Cara Pace

Non fa sconti alla famiglia e alle sue tanto differenti quando sempre terribili modalità di procurarsi l’infelicità Lisa Ginzburg nel suo Cara Pace (Ponte alle Grazie) e per farlo usa la simbiosi tra due sorelle, Maddalena e Nina, diverse eppure complementari, sole ma sempre unite da un filo narrativo che spezza il tempo e lo spazio geografico per farsi in qualche modo catartico e forse risolutivo.

Perché niente separa e unisce quanto il dolore, soprattutto se coltivato all’interno di un nucleo famigliare che da quel dolore dovrebbe proteggere e non usarlo per gettare allo sbaraglio in una solitudine contradditoria e divisa due sorelle, Maddalena, la voce narrante del libro, e Nina. È allora che questo dolore intimo eppure esposto in maniera violenta, deve essere centellinato giorno dopo giorno, anno dopo anno, lasciando una traccia potente capace di farsi corazza, scudo. Carapace.
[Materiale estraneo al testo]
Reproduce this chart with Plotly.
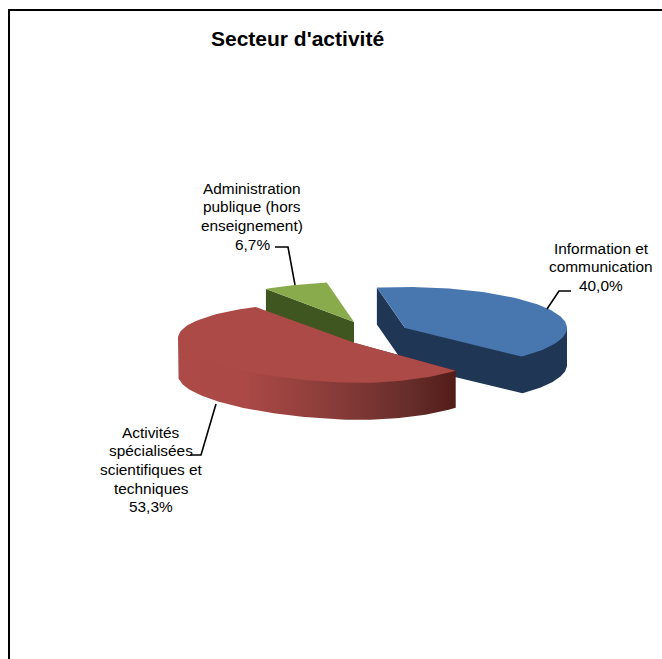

Che è quello che indossa Maddalena, donna pacata e a suo modo materna che racconta, come se fosse un diario, il percorso a ritroso per ritrovare l’origine di quello stesso dolore che ha macchiato in maniera indelebile l’intera famiglia Cavallari. C’è un intero passato da investigare, ci sono chiaroscuri e vicende più cristalline per consegnare al lettore una disamina lucida e, suo malgrado, lirica di una storia complessa che deve essere risolta.  E c’è, soprattutto, il racconto del legame tra due sorelle, i cui opposti sono uniti da un’unica ferita, l’abbandono della madre, l’infanzia e la giovinezza con un padre pendolare sentimentale (e non solo professionale), la bellezza magnifica di una Roma, rifugio e gabbia, città di eventi tumultuosi a cui è necessario fare ritorno per trovare finalmente pace. Una cara pace.

In questa mia vita solitaria della tenacia nel dinamismo fisico ho fatto il mio scudo. Il mio carapace-carapace, cara pace

Ecco che il romanzo della Ginzburg diventa una lunghissima vigilia per rimettere piede nella città natia, un salto che deve fare Maddalena -che vive a Parigi una vita apparentemente sana divisa senza scossoni con Pierre- per mettere ordine al falso equilibrio delle sue emozioni, infrangerlo anche e ripartire con i cocci in bella vista senza più nessuna paura. Perché per crescere bisogna rompere e poi ricostruire.

E lo farà senza mai perdere di vista Nina, la bella e travolgente Nina, la narcisa egocentrica e magnetica Nina senza la quale (e viceversa) Maddalena non può stare, “prigioniera di una simbiosi che anziché diminuire, liberarci, con il passare del tempo si fa più forte”. Una più una, insieme addizione e sottrazione; sono insieme e sono sole, ma sono anche le uniche al mondo a capirsi fino in fondo e, grazie a questo, a trovare un rimedio all’infelicità.

“L’una per l’altra sponde, argini al caos che ci trovavamo ad attraversare, quel gran pasticcio cui senza chiedere alcun nostro parere eravamo state consegnate. Il nostro patto era uno scudo, un carapace. Nei momenti di mia massima fragilità fisica lo sentivo, un pensiero distinto, chiaro, dal corpo trasmesso all’anima senza passare per nessun punto intermedio”

Sono gli opposti che si armonizzano, come nella vita, quando si desidera un carapace per difendersi ma anche una cara pace per arrendersi e, con quella stessa vita, finalmente riconciliarsi.